Twentieth Century British Social History: sex, with Les Dawson

Pretty important comma there!

I want to be daring, for a school history blog, and think a little about the history of sex in 20th century Britain. So, where better to begin than Les Dawson and Roy Barraclough, as Cissie and Ada?

As a source, this brilliant sketch is so rich. I can still recall the silent mouthing of words that were not meant to be heard by my little ears when my nan and her sisters talked. However, what I am really interested in here is the subject of Cissie and Ada’s wonderful dialogue. The first is the ideal of being, as the sketch says, ‘Virgo intacto’: of not having sex before marriage. It is certainly true that in the first half of the twentieth century many, probably most, did not have sex before marriage. Many, though, did; perhaps something like one in three, though most with their ‘intended’.

Historically, ’twas ever thus. Indeed, in the early modern period, sex before actual marriage was actually common. For the social elite, sex before marriage was social death for young women or girls. Whether Katherine Howard committed adultery is very much open to question; however, the fact that she might possibly have had sex before she met Henry and did not tell him was condemnation enough.

For those of lesser birth, sex before marriage was common, though only in the form of ‘bundling’. The key thing here is that marriage was in many ways a mere ceremony, the key thing was betrothal. It was a commonplace: the betrothed couple were allowed to bundle, have sex, to see if pregnancy would ensue. Studies of marriage and birth registers in the early modern period commonly show something like a five-month gap between marriage and birth.

By the 20th century pre-marital sex had not gone away, hence Cissie and Ada’s scandalised remarks about the clearly pregnant bride. There was, however, another issue. The 20th century saw the advent of a modern phenomena, the social survey. With that, came our first systematic understanding of what we like to euphemistically call people’s private lives: we mean sex.

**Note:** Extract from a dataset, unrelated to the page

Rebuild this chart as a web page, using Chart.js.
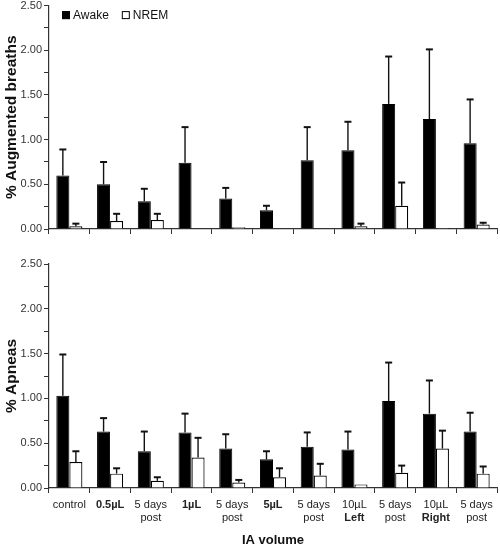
<!DOCTYPE html>
<html>
<head>
<meta charset="utf-8">
<script src="https://cdn.jsdelivr.net/npm/chart.js@4"></script>
<style>
  body { margin: 0; background: #fff; }
  .wrap { position: relative; width: 500px; height: 546px; overflow: hidden; }
  #topChart { position: absolute; left: 0; top: -3px; }
  #bottomChart { position: absolute; left: 0; top: 240px; }
</style>
</head>
<body>
<div class="wrap">
  <canvas id="topChart" width="500" height="243"></canvas>
  <canvas id="bottomChart" width="500" height="306"></canvas>
</div>
<script>
// category labels, '*' marks a bold line
const categories = [
  ['control'], ['*0.5µL'], ['5 days', 'post'], ['*1µL'], ['5 days', 'post'],
  ['*5µL'], ['5 days', 'post'], ['10µL', '*Left'], ['5 days', 'post'],
  ['10µL', '*Right'], ['5 days', 'post']
];
const seriesNames = ['Awake', 'NREM'];
const yTicks = [0, 0.5, 1.0, 1.5, 2.0, 2.5];

// % Augmented breaths
const augAwake    = [0.60, 0.50, 0.31, 0.74, 0.34, 0.21, 0.77, 0.88, 1.40, 1.23, 0.96];
const augAwakeErr = [0.29, 0.25, 0.14, 0.40, 0.12, 0.05, 0.37, 0.32, 0.53, 0.78, 0.49];
const augNrem     = [0.03, 0.09, 0.10, 0.00, 0.02, 0.00, 0.00, 0.03, 0.26, 0.01, 0.05];
const augNremErr  = [0.03, 0.08, 0.07, 0.00, 0.00, 0.00, 0.00, 0.03, 0.26, 0.00, 0.02];

// % Apneas
const apnAwake    = [1.03, 0.63, 0.41, 0.62, 0.44, 0.32, 0.46, 0.43, 0.97, 0.83, 0.63];
const apnAwakeErr = [0.46, 0.15, 0.22, 0.21, 0.16, 0.09, 0.16, 0.20, 0.43, 0.37, 0.21];
const apnNrem     = [0.29, 0.16, 0.08, 0.34, 0.06, 0.12, 0.14, 0.04, 0.17, 0.44, 0.16];
const apnNremErr  = [0.12, 0.06, 0.04, 0.22, 0.03, 0.10, 0.13, 0.00, 0.08, 0.20, 0.08];

const FONT = "'Liberation Sans', Arial, sans-serif";
const AXIS = '#333';

// upper-only error bars with caps
const errorBars = {
  id: 'errorBars',
  afterDatasetsDraw(chart) {
    const ctx = chart.ctx;
    const y = chart.scales.y;
    ctx.save();
    ctx.strokeStyle = '#111';
    chart.data.datasets.forEach((ds, i) => {
      const meta = chart.getDatasetMeta(i);
      meta.data.forEach((bar, j) => {
        const err = ds.errors[j];
        if (!err) return;
        const yTop = y.getPixelForValue(ds.data[j] + err);
        ctx.lineWidth = 1.4;
        ctx.beginPath();
        ctx.moveTo(bar.x, bar.y);
        ctx.lineTo(bar.x, yTop);
        ctx.stroke();
        ctx.lineWidth = 2;
        ctx.beginPath();
        ctx.moveTo(bar.x - 3.5, yTop);
        ctx.lineTo(bar.x + 3.5, yTop);
        ctx.stroke();
      });
    });
    ctx.restore();
  }
};

// legend inside the plot area
const innerLegend = {
  id: 'innerLegend',
  afterDraw(chart, args, opts) {
    if (!opts.show) return;
    const ctx = chart.ctx;
    const area = chart.chartArea;
    let x = area.left + 13;
    const yc = area.top + 9.5;
    ctx.save();
    ctx.font = '12px ' + FONT;
    ctx.textBaseline = 'middle';
    chart.data.datasets.forEach(ds => {
      ctx.fillStyle = ds.backgroundColor;
      ctx.fillRect(x, yc - 4, 8, 8);
      ctx.strokeStyle = '#000';
      ctx.lineWidth = 1;
      ctx.strokeRect(x + 0.5, yc - 3.5, 7, 7);
      ctx.fillStyle = '#111';
      ctx.fillText(ds.label, x + 11, yc + 0.5);
      x += 11 + ctx.measureText(ds.label).width + 13;
    });
    ctx.restore();
  }
};

// category labels with bold lines
const catLabels = {
  id: 'catLabels',
  afterDraw(chart, args, opts) {
    if (!opts.show) return;
    const ctx = chart.ctx;
    const xs = chart.scales.x;
    ctx.save();
    ctx.fillStyle = '#222';
    ctx.textAlign = 'center';
    ctx.textBaseline = 'middle';
    categories.forEach((lines, i) => {
      const x = xs.getPixelForTick(i);
      lines.forEach((ln, k) => {
        const bold = ln.startsWith('*');
        ctx.font = (bold ? 'bold ' : '') + '11px ' + FONT;
        ctx.fillText(bold ? ln.slice(1) : ln, x, xs.top + 16.5 + k * 13.7);
      });
    });
    ctx.restore();
  }
};

function makeChart(id, awake, awakeErr, nrem, nremErr, yTitle, opts) {
  return new Chart(document.getElementById(id), {
    type: 'bar',
    data: {
      labels: categories.map(c => c.map(s => s.replace('*', '')).join(' ')),
      datasets: [
        { label: seriesNames[0], data: awake, errors: awakeErr,
          backgroundColor: '#000', borderColor: '#000', borderWidth: 1 },
        { label: seriesNames[1], data: nrem, errors: nremErr,
          backgroundColor: '#fff', borderColor: '#000', borderWidth: 1.2 }
      ]
    },
    options: {
      responsive: false,
      animation: false,
      layout: { padding: { top: opts.padTop, right: 3, left: 0, bottom: 0 } },
      datasets: { bar: { categoryPercentage: 0.64, barPercentage: 1.0 } },
      plugins: {
        legend: { display: false },
        tooltip: { enabled: false },
        innerLegend: { show: opts.legend },
        catLabels: { show: opts.labels }
      },
      scales: {
        x: {
          grid: { drawOnChartArea: false, drawTicks: true, tickLength: 5, color: AXIS, offset: true },
          border: { color: AXIS, width: 1.2 },
          ticks: { display: false },
          title: {
            display: opts.labels,
            text: 'IA volume',
            color: '#111',
            font: { family: FONT, size: 13, weight: 'bold' },
            padding: { top: 0, bottom: -2 }
          },
          afterFit: s => { s.height = opts.xHeight; }
        },
        y: {
          min: 0, max: 2.5,
          grid: { drawOnChartArea: false, drawTicks: true, tickLength: 5, color: AXIS },
          border: { color: AXIS, width: 1.2 },
          ticks: {
            stepSize: 0.25,
            padding: 2,
            color: '#333',
            font: { family: FONT, size: 11 },
            callback: v => yTicks.some(t => Math.abs(t - v) < 1e-6) ? v.toFixed(2) : ''
          },
          title: {
            display: true,
            text: yTitle,
            color: '#111',
            font: { family: FONT, size: 15.5, weight: 'bold' },
            padding: { top: 2, bottom: 0 }
          },
          afterFit: s => { s.width = 49; }
        }
      }
    },
    plugins: [errorBars, innerLegend, catLabels]
  });
}

makeChart('topChart', augAwake, augAwakeErr, augNrem, augNremErr, '% Augmented breaths',
  { padTop: 5, legend: true, labels: false, xHeight: 11 });
makeChart('bottomChart', apnAwake, apnAwakeErr, apnNrem, apnNremErr, '% Apneas',
  { padTop: 24, legend: false, labels: true, xHeight: 58 });
</script>
</body>
</html>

One feature of those studies might seem remarkable to us now. It’s at the heart of the sketch. To put it bluntly, some couples simply didn’t know what to do. In the absence of any sort of sex education, young people had to rely on other sources. Some had the good fortune to learn well, whether from home or workmates or even the first sex manuals (Marie Stopes Married Love was published just after the Great War, by 1948 the staunchly conservative Christian White Cross League had published their own). Many did not learn at all. In the sketch the young bride is on the sacrificial altar thinking of England; one 1936 bride recalled a muffled and so euphemistic as to be meaningless conversation with her father on the day she got married.

Of course, most got the hang of it somehow, which is why we are all here now. But ignorance, pure simple ignorance did immense harm to some and made married life, for most people then (even now, perhaps) the longest and most enduring relationship of their lives, less happy and less, simply, than it could (should?) have been.